Matka synów Zebedeusza podeszła do Jezusa ze swoimi synami i oddając Mu pokłon, o coś Go prosiła. On ją zapytał: "Czego pragniesz?" (Mt 20,20-21a).
Łatwo przychodzi nam utożsamić się z tą matką, która przychodzi i prosi Jezusa o to, co najlepsze dla swoich dzieci. To matka Jakuba i Jana.
Potrafimy prosić o dobre rzeczy dla naszych bliskich, także dla siebie. Wiele matek prosi o szczęśliwe życie dla swoich dzieci, o dobrą przyszłość.

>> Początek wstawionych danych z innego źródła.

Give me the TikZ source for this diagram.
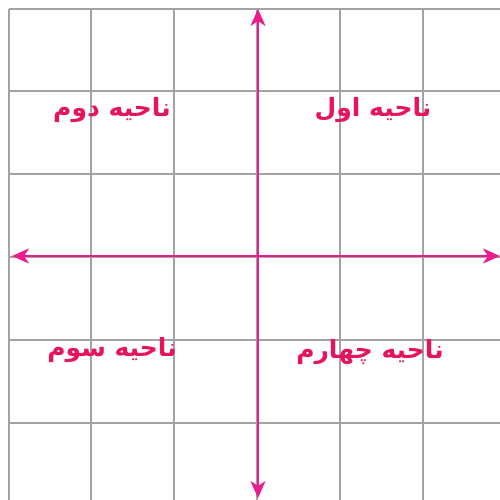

Podobnie jak matka Jana i Jakuba zapominamy jednak czasem, że wzrost Królestwa nie jest ani prosty, ani natychmiastowy. To ciągła i żmudna praca nad miłością i świętością.
Przepis na szczęście nie jest prosty, ale jest wystarczająco jasny. Ktokolwiek chce uczestniczyć w Królestwie, musi podejść do swojego życia jako służby i oddać na ten cel wszystkie swoje talenty i zdolności, by także inni mogli wzrastać. Ciągle mając świadomość, że to Bóg daje wzrost, kiedy potrafimy innym ukazywać skarb życia, którym Bóg nas obdarował.
O co ostatnio prosiłem dla moich bliskich?